Me: I don’t think that can be the prob…
CS: Try this URL. Service dot. That’s S-E-R. [She painfully spells out the URL given in the instructions, which was what I was using.]
CS: Give me your ID and password. [I spell it out for her again.] It works fine for me. It must be your computer.
[A thought occurs to me that should have occurred earlier.]
Me: Does the site support Chrome?
CS: Does it say that Chrome isn’t supported? [The site is mute on this subject.]
Me: Perhaps I should try another browser.
CS (snippily): Yes, why don’t you try another browser. [I really miss the ability to hang up loudly.]
Using IE, after telling it for the thousandth time that I don’t want it to be my default browser, I get “Accessing your information. Please wait.” I try again and get, “You information cannot be accessed at this time.” After one more try, I’m finally into a website that works about as well as you’d expect.

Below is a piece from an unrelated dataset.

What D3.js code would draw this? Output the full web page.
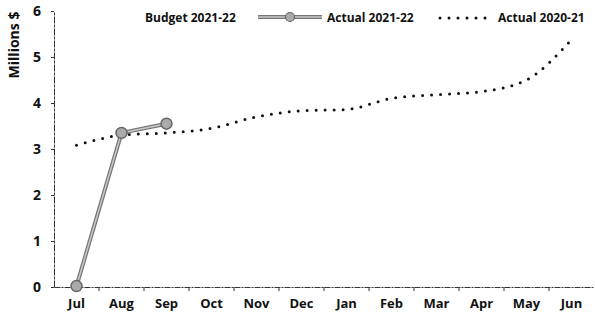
<!DOCTYPE html>
<html>
<head>
<meta charset="utf-8">
<script src="https://cdn.jsdelivr.net/npm/d3@7"></script>
<style>
  body { margin: 0; background: #fff; }
  text { font-family: "Open Sans", sans-serif; font-weight: 700; fill: #111; }
</style>
</head>
<body>
<div class="chart"></div>
<script>
var width = 595;
var height = 324;
var margin = {top: 11, left: 54, right: 1, bottom: 37};

var months = ["Jul", "Aug", "Sep", "Oct", "Nov", "Dec", "Jan", "Feb", "Mar", "Apr", "May", "Jun"];
var actual2122 = [0.02, 3.35, 3.55];
var actual2021 = [3.08, 3.3, 3.35, 3.45, 3.7, 3.83, 3.86, 4.1, 4.18, 4.25, 4.5, 5.38];
var yTicks = [0, 1, 2, 3, 4, 5, 6];
var legendNames = ["Budget 2021-22", "Actual 2021-22", "Actual 2020-21"];

var svg = d3.select(".chart")
    .append("svg")
    .attr("width", width)
    .attr("height", height);

var xScale = d3.scaleBand()
    .domain(months)
    .range([margin.left, width - margin.right]);

var yScale = d3.scaleLinear()
    .domain([0, 6])
    .range([height - margin.bottom, margin.top]);

function xMid(m) { return xScale(m) + xScale.bandwidth() / 2; }

// x axis
var xAxis = svg.append("g")
    .attr("transform", `translate(0,${yScale(0)})`)
    .call(d3.axisBottom(xScale).tickSize(0).tickPadding(12).tickSizeOuter(0));
xAxis.select(".domain").attr("stroke", "#333").attr("stroke-width", 1).attr("stroke-dasharray", "6,1,2,1");
xAxis.selectAll("text").style("font-size", "13px").style("font-family", "Open Sans").style("font-weight", 700);

// small ticks between categories
svg.append("g").selectAll("line")
    .data(months.slice(1))
    .enter()
    .append("line")
    .attr("x1", function(d){return xScale(d);})
    .attr("x2", function(d){return xScale(d);})
    .attr("y1", yScale(0))
    .attr("y2", yScale(0) + 4)
    .attr("stroke", "#333");

// y axis
var yAxis = svg.append("g")
    .attr("transform", `translate(${margin.left},0)`)
    .call(d3.axisLeft(yScale).tickValues(yTicks).tickFormat(d3.format("d")).tickSize(3).tickPadding(10).tickSizeOuter(0));
yAxis.select(".domain").attr("stroke", "#333").attr("stroke-dasharray", "7,1,3,1");
yAxis.selectAll("line").attr("stroke", "#333");
yAxis.selectAll("text").style("font-size", "14px").style("font-family", "Open Sans").style("font-weight", 700);

svg.append("text")
    .attr("transform", "translate(19,45) rotate(-90)")
    .attr("text-anchor", "middle")
    .style("font-size", "14px")
    .text("Millions $");

// Actual 2020-21 dotted line
var line2021 = d3.line()
    .x(function(d, i){return xMid(months[i]);})
    .y(function(d){return yScale(d);})
    .curve(d3.curveMonotoneX);

svg.append("path")
    .datum(actual2021)
    .attr("d", line2021)
    .attr("fill", "none")
    .attr("stroke", "#111")
    .attr("stroke-width", 3)
    .attr("stroke-linecap", "round")
    .attr("stroke-dasharray", "0,9");

// Actual 2021-22 line with markers
var line2122 = d3.line()
    .x(function(d, i){return xMid(months[i]);})
    .y(function(d){return yScale(d);});

svg.append("path")
    .datum(actual2122)
    .attr("d", line2122)
    .attr("fill", "none")
    .attr("stroke", "#777")
    .attr("stroke-width", 4);
svg.append("path")
    .datum(actual2122)
    .attr("d", line2122)
    .attr("fill", "none")
    .attr("stroke", "#c8c8c8")
    .attr("stroke-width", 1.5);

svg.selectAll("circle.m")
    .data(actual2122)
    .enter()
    .append("circle")
    .attr("class", "m")
    .attr("cx", function(d, i){return xMid(months[i]);})
    .attr("cy", function(d){return yScale(d);})
    .attr("r", 5.5)
    .attr("fill", "#aaa")
    .attr("stroke", "#666")
    .attr("stroke-width", 1.5);

// legend
var legend = svg.append("g").style("font-size", "12px");
legend.append("text").attr("x", 145).attr("y", 22).text(legendNames[0]);

legend.append("line").attr("x1", 258).attr("x2", 322).attr("y1", 17).attr("y2", 17)
    .attr("stroke", "#777").attr("stroke-width", 4);
legend.append("line").attr("x1", 258).attr("x2", 322).attr("y1", 17).attr("y2", 17)
    .attr("stroke", "#c8c8c8").attr("stroke-width", 1.5);
legend.append("circle").attr("cx", 290).attr("cy", 17).attr("r", 4.5)
    .attr("fill", "#aaa").attr("stroke", "#666").attr("stroke-width", 1.2);
legend.append("text").attr("x", 327).attr("y", 22).text(legendNames[1]);

legend.append("line").attr("x1", 440).attr("x2", 492).attr("y1", 18).attr("y2", 18)
    .attr("stroke", "#111").attr("stroke-width", 3)
    .attr("stroke-linecap", "round").attr("stroke-dasharray", "0,9");
legend.append("text").attr("x", 498).attr("y", 22).text(legendNames[2]);
</script>
</body>
</html>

This is why I was kept up half the night by a crick in my neck.
Oy vey.
Timelies all!
The crib is here, and Gary and my dad are assembling it.
Yay, crib!
Overheard last night at the restaurant. Three generations of guys had come in and were discussing things. They got on to movies, then to James Bond, then debated who was better, Daniel Craig or Sean Connery. Roger Moore was determined to be the worst. One of the middle-range age of guys said he liked Roger Moore better than Sean Connery. A gasp of horror went around the table.
Other middle-range guy: Roger Moore over Sean Connery?? That's--that's like--
Oldest guy: Like liking Roy Rogers over John Wayne. (noises of agreement)
They went on to discuss which of John Wayne's movies were the best.
I'd accept that analogy, Connie.
Sheryl, has TLG been sleeping in the traditional bureau drawer till the crib arrived? We had a borrowed bassinet for StE, which he hated. He much better liked the wide open spaces of the crib. StY, on the other hand, wanted to be swaddled tight and tucked in close with blanket rolls. True personality indicators.